• **Provided material**

******************************

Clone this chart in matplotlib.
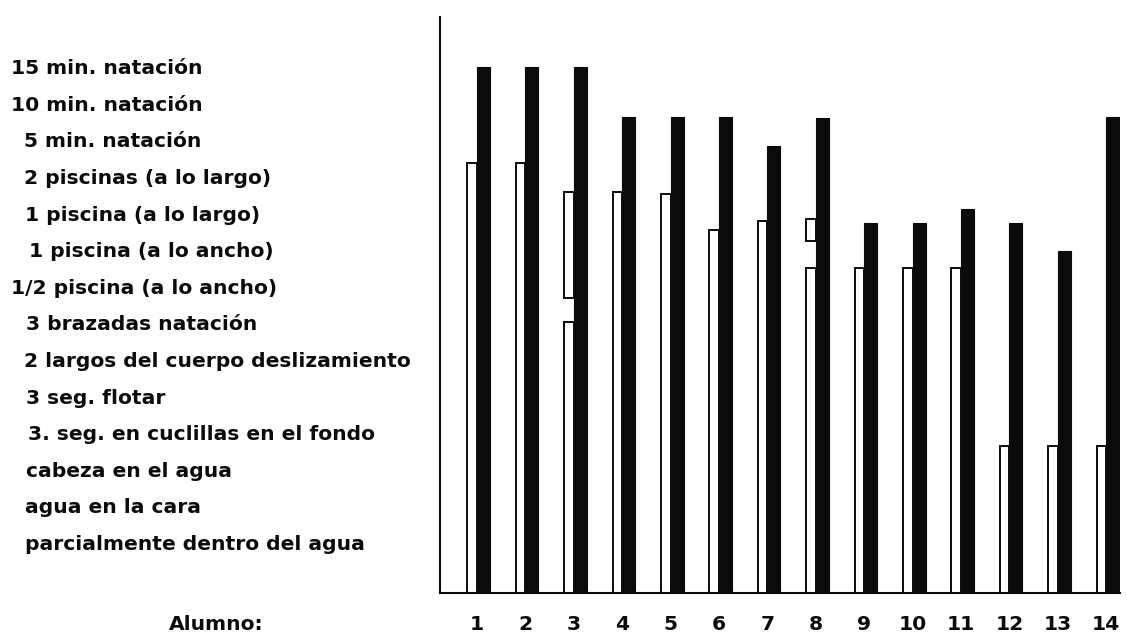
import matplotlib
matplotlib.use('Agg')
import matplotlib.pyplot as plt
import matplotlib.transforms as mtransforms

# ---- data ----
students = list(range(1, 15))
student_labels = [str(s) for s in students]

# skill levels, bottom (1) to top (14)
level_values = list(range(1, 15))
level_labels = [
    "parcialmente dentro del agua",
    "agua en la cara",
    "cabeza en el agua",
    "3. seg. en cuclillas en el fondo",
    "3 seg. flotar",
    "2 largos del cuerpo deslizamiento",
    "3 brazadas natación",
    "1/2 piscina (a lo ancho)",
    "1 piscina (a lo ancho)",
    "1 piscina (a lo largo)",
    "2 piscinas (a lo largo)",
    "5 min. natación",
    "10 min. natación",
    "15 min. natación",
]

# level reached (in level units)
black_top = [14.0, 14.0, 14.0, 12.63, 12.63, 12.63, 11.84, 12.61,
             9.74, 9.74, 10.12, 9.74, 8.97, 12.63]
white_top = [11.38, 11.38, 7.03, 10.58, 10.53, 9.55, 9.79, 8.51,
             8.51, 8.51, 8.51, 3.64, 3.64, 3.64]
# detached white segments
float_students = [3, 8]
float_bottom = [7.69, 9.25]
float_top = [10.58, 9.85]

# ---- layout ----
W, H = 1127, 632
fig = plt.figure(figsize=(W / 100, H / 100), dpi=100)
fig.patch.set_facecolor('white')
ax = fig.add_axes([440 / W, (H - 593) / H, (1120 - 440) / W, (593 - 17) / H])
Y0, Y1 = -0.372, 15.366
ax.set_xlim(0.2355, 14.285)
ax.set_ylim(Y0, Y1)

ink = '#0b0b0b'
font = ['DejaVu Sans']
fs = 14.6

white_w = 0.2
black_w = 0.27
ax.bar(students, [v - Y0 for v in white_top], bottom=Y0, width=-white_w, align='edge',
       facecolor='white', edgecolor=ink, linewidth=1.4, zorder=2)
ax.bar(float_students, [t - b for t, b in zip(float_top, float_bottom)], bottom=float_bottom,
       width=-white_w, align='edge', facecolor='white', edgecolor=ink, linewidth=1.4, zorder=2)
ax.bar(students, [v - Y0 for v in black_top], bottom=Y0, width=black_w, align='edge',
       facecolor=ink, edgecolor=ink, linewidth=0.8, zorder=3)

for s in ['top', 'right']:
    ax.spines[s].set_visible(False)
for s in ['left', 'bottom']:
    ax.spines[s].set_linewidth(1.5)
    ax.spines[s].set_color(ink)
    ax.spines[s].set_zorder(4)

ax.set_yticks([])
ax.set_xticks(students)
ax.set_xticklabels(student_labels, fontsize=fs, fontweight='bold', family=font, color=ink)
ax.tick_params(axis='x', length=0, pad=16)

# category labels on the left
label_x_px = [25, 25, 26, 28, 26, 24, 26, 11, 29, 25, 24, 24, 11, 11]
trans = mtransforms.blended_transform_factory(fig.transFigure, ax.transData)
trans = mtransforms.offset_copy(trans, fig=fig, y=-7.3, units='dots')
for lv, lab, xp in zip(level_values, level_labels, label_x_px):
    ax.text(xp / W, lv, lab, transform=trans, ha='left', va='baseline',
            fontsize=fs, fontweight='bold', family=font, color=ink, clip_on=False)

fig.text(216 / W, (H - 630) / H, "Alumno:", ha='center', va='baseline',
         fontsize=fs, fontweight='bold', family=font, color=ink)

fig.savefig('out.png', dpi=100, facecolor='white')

******************************

• **Exercise instructions**
Copy out each line in the listing that has the word "matplotlib".

• **Correct result**
Clone this chart in matplotlib.
import matplotlib
matplotlib.use('Agg')
import matplotlib.pyplot as plt
import matplotlib.transforms as mtransforms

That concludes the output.